Но в 1949 году иеромонах Фаддей вновь становится клириком Белградско–Карловацкой архиепископии — епископ Виссарион, викарий Его Святейшества, возводит его в сан настоятеля Белградской Кафедральной церкви, чтобы по благословению патриарха Гавриила в тот же год направить его настоятелем монастыря Печская Патриархия. Новый игумен застал Печь в тяжелом состоянии: братские дома были частично разрушены и заброшены, в монастыре находилось больше десяти семей беженцев и партизанский штаб.
«Очень я там намучился, — рассказывал старец, — коммунисты задавали много забот и трудностей, чинили препятствия везде, где могли. Но, слава Богу, с Божией помощью мы все преодолели». В годы испытаний в Печской Патриархии из‑за многих искушений и бед, внутренних и внешних, он снова начал курить (первый раз это случилось, когда еще до войны он оказался в Печи), хотя при слабости нервов никотин очень вредил ему. Позже, после жестокой борьбы, он смог освободиться от порока курения.

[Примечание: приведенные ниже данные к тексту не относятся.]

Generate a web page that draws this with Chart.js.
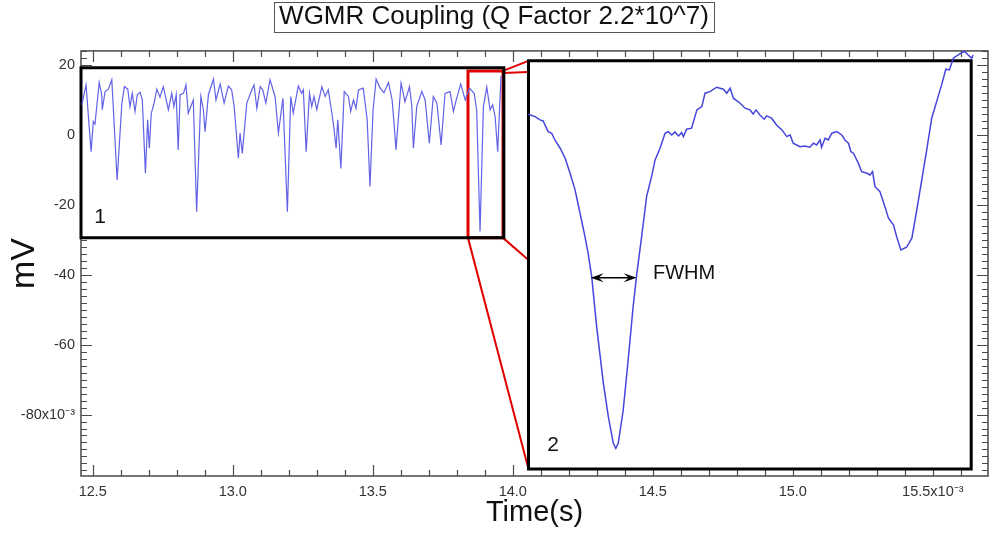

К тайным глубинам мысленной борьбы он прикоснулся еще ребенком. Он продолжил ее, став монахом. Она становилась все трудней и серьезней. Он начал опытно понимать, что быть христианином — значит вести постоянную и беспощадную мысленную борьбу против смерти и зла в себе, борьбу, не имеющую линии фронта и привалов, борьбу с неусыпным и неутомимым врагом: «Как и всякий монах, я трудился, молился Богу, делал множество поклонов. Я был в постоянном страхе, чтобы дьявол не явился мне в виде ангела или святого, но Господь попустил его явление. Однажды, когда я встал на молитву пред иконой, он встал между ней и мной, чтобы я ему кланялся. Я перекрестился, призвал Господа, а он говорит: "Я не боюсь креста!" Я читаю молитву, а он снова: "И молитвы не боюсь!" Часто он досаждал мне; тогда я пошел к духовнику, и он мне говорит: "Наверное, ты молишься Богу без усердия". — "Молюсь, — отвечаю, — а освободиться не могу —Ни днем ни ночью не дает мне покоя его оскал. Что мне делать? Господи, не знаю, как избавиться, нет мне покоя от него!" — "Но важно и покаяние, молись с покаянием. Если усердно, от всего сердца будешь молиться, он уйдет ", — сказал мне мой духовник». И вот, подобно раннехристианским подвижникам, иеромонах Фаддей в слезах, поту и крови души своей учился тяжелейшей из всех бра- ней: спасительной борьбе против «духов злобы», неусыпных врагов человеческого спасения, борьбе за обожение, используя непобедимое оружие — покаяние, долготерпение и смирение.
Много лет спустя он рассказывал одному из своих духовных чад, как в то время, из‑за трудных обстоятельств и напряженной внутренней борьбы против искушений страхом, унынием и многопопечением, он пережил два тяжелых нервных срыва — его била сильная дрожь, во всем теле была страшная слабость. «Я понял это как предостережение Божие, как знак, что я должен изменить образ жизни, научиться жить, отстранись от любой много- заботливости, я понял, что все мы излишне беспокоимся о себе, и только когда человек полностью предастся воле Божией, он сможет пережить беззаботный, радостный покой».